O enigma do ator resolvido

Por Dado Salem
Abril 2025



Imagine a vida como um grande teatro, no qual cada pessoa recebe um papel único para atuar. No entanto, esse papel não é revelado claramente. Ele precisa ser descoberto, decifrado como um enigma. O autor deixa pistas aos atores nas suas inclinações naturais, nos talentos inatos, nas preferências, interesses e nas paixões que surgem sem razão aparente. O autor não entrega um roteiro pronto, mas distribui indicações sutis que exigem sensibilidade e atenção para serem percebidas. Cabe ao ator utilizar seus sentimentos, sua intuição, seu pensamento e suas sensações para decodificá-las e integrar seu personagem a si.

O autor não é um tirano que dita ordens, mas uma inteligência criativa que mostra uma direção. Descobrir a intenção do autor é o caminho para que o ator encontre sentido e coerência na sua atuação.

Nesse palco convivem milhares de atores em condições semelhantes. Alguns entram em cena antes e, com base na sua experiência, procuram ensinar aos mais novos os códigos para desvendar seus próprios papéis. Porém, o autor frequentemente apresenta desafios. Nem sempre o ator inicia sua jornada num ambiente favorável à descoberta e ao desenvolvimento de seus talentos e personagem. Muitas vezes, o ator se depara com diretores críticos e autoritários, que exigem interpretações, papéis e desempenhos contraditórios à sua natureza.

Essa situação desperta conflitos. Sua intuição sinaliza que algo está errado, mas influenciado pela racionalização e por conselhos externos, o ator pode acabar se submetendo e, convencido de que as coisas são assim mesmo, desviar de seu papel original. Daí nascem o drama e a tragédia pessoal.
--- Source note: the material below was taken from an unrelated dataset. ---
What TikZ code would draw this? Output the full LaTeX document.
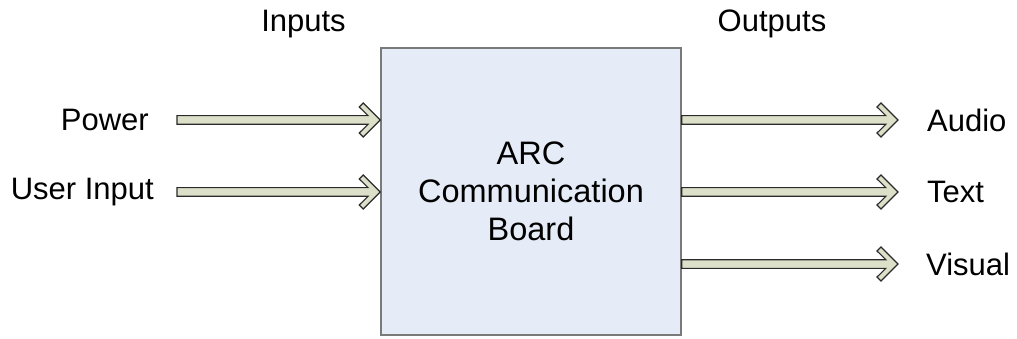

Para apimentar um pouco mais, ainda há a influência da plateia. Os atores quase sempre acabam se deixando levar por esse coletivo, composto pelos padrões sociais, pressões culturais, modas e expectativas externas. Embora seja natural o ator buscar aprovação e reconhecimento, a dependência excessiva dessas influências pode levar ao distanciamento do seu papel, fazendo com que ele se perca numa atuação artificial voltada para satisfazer os ideais coletivos. Essa desconexão, cedo ou tarde, cobra seu preço.

Quando o ator não está desempenhando o seu verdadeiro papel, ele é tomado por um incômodo, uma inquietação que o acompanha como uma sombra silenciosa. É uma sensação de estranhamento e desconexão, como se estivesse vestindo uma roupa que não lhe cabe ou usando palavras que não reconhece como suas. Nesses momentos, mesmo cercado de aplausos, reconhecimento e recebendo cachês milionários, ele se sente vazio, pois no fundo sabe que está vivendo uma vida emprestada, distante de sua essência. Esse desconforto se manifesta por meio de um desânimo persistente, sinalizando que algo está fora do lugar, e que é preciso coragem para abandonar o personagem falso e se reencontrar consigo mesmo.
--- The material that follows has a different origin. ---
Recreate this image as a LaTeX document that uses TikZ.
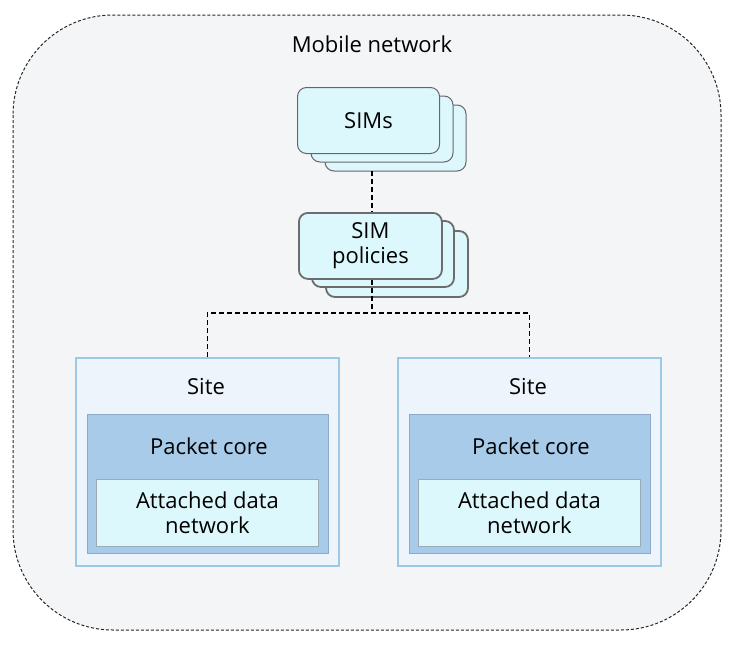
\documentclass[tikz,border=0pt]{standalone}
\usepackage{fontspec}
\setmainfont{Open Sans}
\begin{document}
\begin{tikzpicture}[x=1pt,y=-1pt,
  lbl/.style={font=\fontsize{22}{25}\selectfont, text=black, align=center, inner sep=0pt},
  simbox/.style={draw=gray!80!black, line width=1pt, fill=cyanfill, rounded corners=9pt},
  polbox/.style={draw=gray!85!black, line width=1.8pt, fill=cyanfill, rounded corners=9pt},
  sitebox/.style={draw=siteline, line width=1.6pt, fill=sitefill},
  corebox/.style={draw=coreline, line width=1pt, fill=corefill},
  adnbox/.style={draw=adnline, line width=1pt, fill=cyanfill},
  link/.style={draw=black, line width=1.5pt, dash pattern=on 5pt off 3pt}
]
\definecolor{cyanfill}{HTML}{DDF8FD}
\definecolor{sitefill}{HTML}{EEF4FB}
\definecolor{siteline}{HTML}{9DC8E6}
\definecolor{corefill}{HTML}{A7CBE8}
\definecolor{coreline}{HTML}{8FA9C9}
\definecolor{adnline}{HTML}{9AAAB6}
\definecolor{outerfill}{HTML}{F4F5F7}
\useasboundingbox (0,0) rectangle (734,646);
% outer
\draw[fill=outerfill, draw=black!85, line width=1pt, dash pattern=on 3pt off 2pt, rounded corners=100pt] (13,15) rectangle (721,630);
\node[lbl] (title) at (372,44) {Mobile network};
% SIMs stack
\draw[simbox] (325,105) rectangle (466,171);
\draw[simbox] (311,96) rectangle (453,162);
\node[simbox, minimum width=142pt, minimum height=66pt, anchor=north west, inner sep=0pt] (sims) at (297,87) {};
\node[lbl] at (sims.center) {SIMs};
% SIM policies stack
\draw[polbox] (326,231) rectangle (468,297);
\draw[polbox] (312,221) rectangle (454,287);
\node[polbox, minimum width=143pt, minimum height=66pt, anchor=north west, inner sep=0pt] (pol) at (298,212) {};
\node[lbl] at (pol.center) {SIM\\policies};
% sites
\node[sitebox, minimum width=263pt, minimum height=208pt, anchor=north west, inner sep=0pt] (siteL) at (75,357) {};
\node[sitebox, minimum width=263pt, minimum height=208pt, anchor=north west, inner sep=0pt] (siteR) at (397,357) {};
\node[lbl] at (206,387) {Site};
\node[lbl] at (528,387) {Site};
\node[corebox, minimum width=241pt, minimum height=139pt, anchor=north west, inner sep=0pt] (coreL) at (87,414) {};
\node[corebox, minimum width=241pt, minimum height=139pt, anchor=north west, inner sep=0pt] (coreR) at (409,414) {};
\node[lbl] at (209,446) {Packet core};
\node[lbl] at (531,446) {Packet core};
\node[adnbox, minimum width=222pt, minimum height=67pt, anchor=north west, inner sep=0pt] (adnL) at (96,479) {};
\node[adnbox, minimum width=222pt, minimum height=67pt, anchor=north west, inner sep=0pt] (adnR) at (418,479) {};
\node[lbl] at (adnL.center) {Attached data\\network};
\node[lbl] at (adnR.center) {Attached data\\network};
% links
\coordinate (j) at (372,313);
\draw[link] (372,171) -- (pol.north -| 372,0);
\draw[link] (pol.south -| 372,0) -- (j);
\draw[link] (siteL.north) |- (j) -| (siteR.north);
\end{tikzpicture}
\end{document}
Nessa peça, o ator só se torna plenamente satisfeito quando consegue combinar seu desejo com o do personagem. Nesse momento desaparece a separação entre quem ele é e aquilo que faz. O conflito interno dá lugar a um sentimento de integridade e harmonia, onde agir não é mais esforço, mas expressão genuína do seu próprio ser. Não trata mais apenas de interpretar bem um papel, mas de vivê-lo com tanta verdade que a vida, antes marcada por dúvidas e inquietações, se transforma num cenário de realização.

Dentre os atores existem alguns que funcionam como guias ou mentores sensíveis. Estes compreendem a intenção do autor e, conhecendo o perfil de cada ator, ajudam a se expressar autenticamente. Eles orientam com sensibilidade e respeito à individualidade, pois sabem que o bom ator não finge sentimentos e procura estar profundamente integrado com seu personagem de maneira espontânea.

Esses mentores colocam a autocompreensão e a intencionalidade no centro do drama. O principal trabalho do ator é, portanto, a descoberta de si, alinhar e realinhar quando necessário, suas ações e decisões com o desejo do seu personagem. Isso ajuda a cumprir o papel proposto pelo autor, de maneira que liberdade e destino, ator e personagem, se conjuguam. Esse alinhamento resulta numa sensação de integridade. É como uma planta ou animal encontrando seu habitat, tudo parece estar onde deveria.

Quando o ator alcança esse estado, a peça deixa o roteiro de dramas e conflitos intermináveis e o palco se transforma num espaço onde a vida se revela em plenitude e beleza, com seus altos e baixos naturais. Cessam as buscas e o desejo do ator passa a ser aproveitar o que aí está. Onde havia falta agora há o bastante. A vida ganha sentido e se torna prazerosa. Essa transformação é o enigma do ator resolvido, quando a vida deixa de ser encenação e se torna expressão.